Tim
Tim

Reputation: 105

Converting complex XML to CSV using Python or XSLT

Using Python or XSLT, I would like to know how to convert highly complex, hierarchical nested XML file to CSV including all the sub-elements and without hard coding as few element nodes as possible or is rational/effective?

Please find attached simplified XML example and the output CSV to get a better understanding of what I’m trying to achieve.

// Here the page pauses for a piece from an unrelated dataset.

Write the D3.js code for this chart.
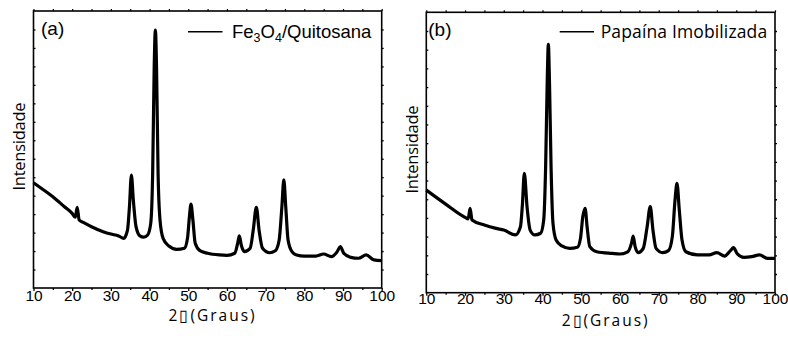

The actual XML file has much more elements but the data hierarchy and the nesting is like in the example. <InvoiceRow> element and its sub-elements are the only repeating elements in the XML file, all the other elements are static that are repeated in the output CSV as many times as there are <InvoiceRow> elements in the XML file.

It’s the repeating <InvoiceRow> element that is causing trouble for me. Elements that don’t repeat are easy to convert to CSV without hard coding any elements.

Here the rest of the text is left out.